When the property market collapsed, lawyer Javier Domínguez Romero was contacted by people who, like Keith Rule, were in danger of losing their deposits, and who had also looked at the 1968 law. "The law had been forgotten about for years during the economic boom. Few lawyers even knew about it," says Domínguez, who later published a book on the subject.
Around the same time, Keith Rule had begun looking for a Spanish lawyer who would handle his lawsuit, as well as those of 46 other would-be home owners. Eventually he met with Jaime de Castro, a Gibraltar-based lawyer used to representing British clients within the Spanish legal system. The trial was held in May 2012. CAM tried delaying tactics by saying that all those bringing charges must appear in person in court. All 47 made the trip to Albacete provincial court, although none of them were questioned by CAM's legal team. CAM's argument was simple. It had no "legal relationship" with the 47, and said they would have to pursue their case against the property developer. The bank did not have guarantees for each depositor, as it was required to do so by law, should there be any problem with the construction.
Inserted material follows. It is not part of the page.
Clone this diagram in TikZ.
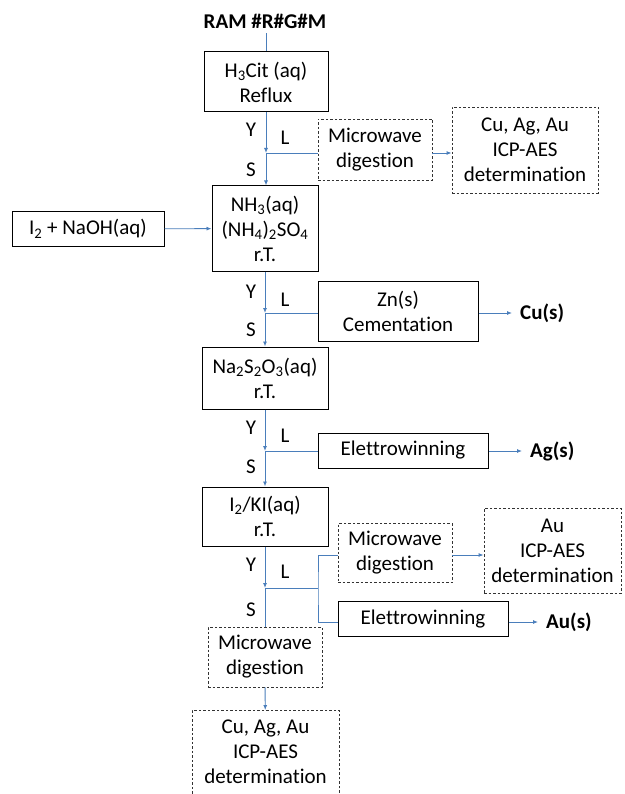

The judge hearing the case agreed that CAM was indeed responsible and ordered it to return the 1.5 million euros that the British had paid to the developer: "CAM knew that the deposits placed in accounts in its branches were from the buyers of a property development and completely abandoned its responsibilities to them under the 1968 legislation, and as such committed bad banking practices." The sentence has since been ratified, and the British investors are getting their money back, with interest and costs. CAM, which has been taken over by Banco Sabadell, has not appealed against the ruling. The bank says that it inherited the problem. The British embassy says that it will use the ruling for future cases.
Rule, who is now working with the legal team that won the case, says that the ruling should give hope to anybody who has lost money to a property developer. "This law, after 45 years, is more necessary than ever," he says. He has set a precedent that in general terms provides much greater protection to consumers, because the bank has to pay, even if there is no guarantee.
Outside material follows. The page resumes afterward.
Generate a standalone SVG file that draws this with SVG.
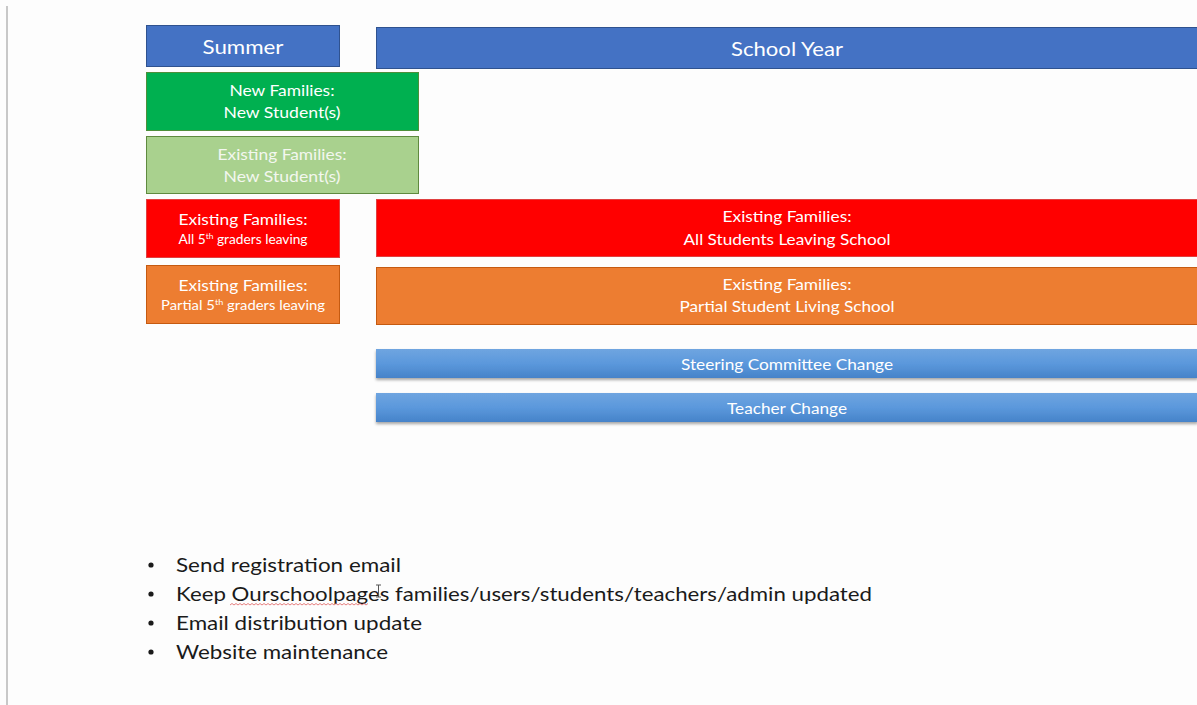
<svg xmlns="http://www.w3.org/2000/svg" width="1197" height="705" viewBox="0 0 1197 705">
<style>
.t{font-family:Lato,"Liberation Sans",sans-serif;fill:#ffffff;text-anchor:middle}
.h{font-size:20px}
.m{font-size:16px}
.s{font-size:13px}
.b{font-family:Lato,"Liberation Sans",sans-serif;font-size:20px;fill:#1a1a1a}
</style>
<defs>
<linearGradient id="bar" x1="0" y1="0" x2="0" y2="1">
<stop offset="0" stop-color="#6fa5e0"/>
<stop offset="0.5" stop-color="#5b98dc"/>
<stop offset="1" stop-color="#4683c9"/>
</linearGradient>
<filter id="sh" x="-5%" y="-30%" width="110%" height="180%">
<feDropShadow dx="0" dy="2" stdDeviation="1.5" flood-color="#000" flood-opacity="0.35"/>
</filter>
</defs>
<rect width="1197" height="705" fill="#fdfdfd"/>
<rect x="6" y="6" width="2" height="699" fill="#c8c8c8"/>

<g id="summer">
<rect x="146.5" y="25.5" width="193" height="41" fill="#4472c4" stroke="#2f528f"/>
<text class="t h" x="243" y="54" textLength="81" lengthAdjust="spacingAndGlyphs">Summer</text>
</g>
<g id="school-year">
<rect x="376.5" y="27.5" width="822" height="41" fill="#4472c4" stroke="#2f528f"/>
<text class="t h" x="787" y="56" textLength="112" lengthAdjust="spacingAndGlyphs">School Year</text>
</g>
<g id="new-families">
<rect x="146.5" y="72.5" width="272" height="58" fill="#00b050" stroke="#4d8f3a"/>
<text class="t m" x="282" y="96" textLength="105" lengthAdjust="spacingAndGlyphs">New Families:</text>
<text class="t m" x="282" y="118" textLength="117" lengthAdjust="spacingAndGlyphs">New Student(s)</text>
</g>
<g id="existing-new-students">
<rect x="146.5" y="136.5" width="272" height="57" fill="#a9d18e" stroke="#5f8a3f"/>
<text class="t m" x="282" y="160" textLength="129" lengthAdjust="spacingAndGlyphs" style="fill:#f3f7ef">Existing Families:</text>
<text class="t m" x="282" y="182" textLength="117" lengthAdjust="spacingAndGlyphs" style="fill:#f3f7ef">New Student(s)</text>
</g>
<g id="existing-all-5th">
<rect x="146.5" y="199.5" width="193" height="58" fill="#ff0000" stroke="#e04040"/>
<text class="t m" x="243" y="225" textLength="129" lengthAdjust="spacingAndGlyphs">Existing Families:</text>
<text class="t s" x="243" y="244" textLength="129" lengthAdjust="spacingAndGlyphs">All 5<tspan font-size="8" dy="-5">th</tspan><tspan dy="5"> graders leaving</tspan></text>
</g>
<g id="existing-partial-5th">
<rect x="146.5" y="265.5" width="193" height="58" fill="#ed7d31" stroke="#c55a11"/>
<text class="t m" x="243" y="291" textLength="129" lengthAdjust="spacingAndGlyphs">Existing Families:</text>
<text class="t s" x="243" y="310" textLength="164" lengthAdjust="spacingAndGlyphs">Partial 5<tspan font-size="8" dy="-5">th</tspan><tspan dy="5"> graders leaving</tspan></text>
</g>
<g id="all-students-leaving">
<rect x="376.5" y="199.5" width="822" height="57" fill="#ff0000" stroke="#e04040"/>
<text class="t m" x="787" y="222" textLength="129" lengthAdjust="spacingAndGlyphs">Existing Families:</text>
<text class="t m" x="787" y="245" textLength="207" lengthAdjust="spacingAndGlyphs">All Students Leaving School</text>
</g>
<g id="partial-student-leaving">
<rect x="376.5" y="267.5" width="822" height="57" fill="#ed7d31" stroke="#c55a11"/>
<text class="t m" x="787" y="290" textLength="129" lengthAdjust="spacingAndGlyphs">Existing Families:</text>
<text class="t m" x="787" y="312" textLength="215" lengthAdjust="spacingAndGlyphs">Partial Student Living School</text>
</g>
<g id="steering-committee">
<rect x="376" y="349" width="822" height="29" fill="url(#bar)" filter="url(#sh)"/>
<text class="t m" x="787" y="370" textLength="212" lengthAdjust="spacingAndGlyphs">Steering Committee Change</text>
</g>
<g id="teacher-change">
<rect x="376" y="393" width="822" height="29" fill="url(#bar)" filter="url(#sh)"/>
<text class="t m" x="787" y="414" textLength="120" lengthAdjust="spacingAndGlyphs">Teacher Change</text>
</g>
<g id="connectors"></g>

<g id="bullets">
<circle cx="151" cy="565" r="2.6" fill="#1a1a1a"/>
<circle cx="151" cy="594" r="2.6" fill="#1a1a1a"/>
<circle cx="151" cy="623" r="2.6" fill="#1a1a1a"/>
<circle cx="151" cy="652" r="2.6" fill="#1a1a1a"/>
<text class="b" x="176" y="572" textLength="225" lengthAdjust="spacingAndGlyphs">Send registration email</text>
<text class="b" x="176" y="601" textLength="696" lengthAdjust="spacingAndGlyphs">Keep Ourschoolpages families/users/students/teachers/admin updated</text>
<text class="b" x="176" y="630" textLength="246" lengthAdjust="spacingAndGlyphs">Email distribution update</text>
<text class="b" x="176" y="659" textLength="212" lengthAdjust="spacingAndGlyphs">Website maintenance</text>
<path d="M230 605 l2 -1.5 l2 1.5 l2 -1.5 l2 1.5 l2 -1.5 l2 1.5 l2 -1.5 l2 1.5 l2 -1.5 l2 1.5 l2 -1.5 l2 1.5 l2 -1.5 l2 1.5 l2 -1.5 l2 1.5 l2 -1.5 l2 1.5 l2 -1.5 l2 1.5 l2 -1.5 l2 1.5 l2 -1.5 l2 1.5 l2 -1.5 l2 1.5 l2 -1.5 l2 1.5 l2 -1.5 l2 1.5 l2 -1.5 l2 1.5 l2 -1.5 l2 1.5 l2 -1.5 l2 1.5 l2 -1.5 l2 1.5 l2 -1.5 l2 1.5 l2 -1.5 l2 1.5 l2 -1.5 l2 1.5 l2 -1.5 l2 1.5 l2 -1.5 l2 1.5 l2 -1.5 l2 1.5 l2 -1.5 l2 1.5 l2 -1.5 l2 1.5 l2 -1.5 l2 1.5 l2 -1.5 l2 1.5 l2 -1.5 l2 1.5 l2 -1.5 l2 1.5 l2 -1.5 l2 1.5 l2 -1.5 l2 1.5 l2 -1.5 l2 1.5 l2 -1.5" fill="none" stroke="#e06060" stroke-width="0.8"/>
<path d="M376 585 h5 M378.5 585 v12 M376 597 h5" fill="none" stroke="#555" stroke-width="1"/>
</g>
</svg>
Similar cases have emerged in recent months of foreign investors getting their money back from bankrupt property developers. Alec Edwards works for the Liverpool fire brigade. In 2009, he put down 150,000 euros as a deposit on a property in Trampolin Hills, in Murcia. "We could see that there was no building work, so we asked the bank to execute the guarantee, which it refused to do." Two months ago, after bringing legal action, he got all of his money back. His lawyer, Guadalupe Sánchez, says that British people are more inclined to take legal action. "Spaniards do not like taking on the banks, but the British seem to have no fear," she explains. Antonio Flores, a Malaga-based lawyer who specializes in construction disputes involving non-Spaniards, agrees: "These people really put their foot down, and demanded a response from the system."
Spanish judges are at last beginning to do something to improve the country's poor reputation in Europe. In March, the Supreme Court demanded that foreigners buying here be given special protection. Rule says that he is happy, not just for himself: "Spain has shown that it is a serious country, and that if you insist, the justice system works."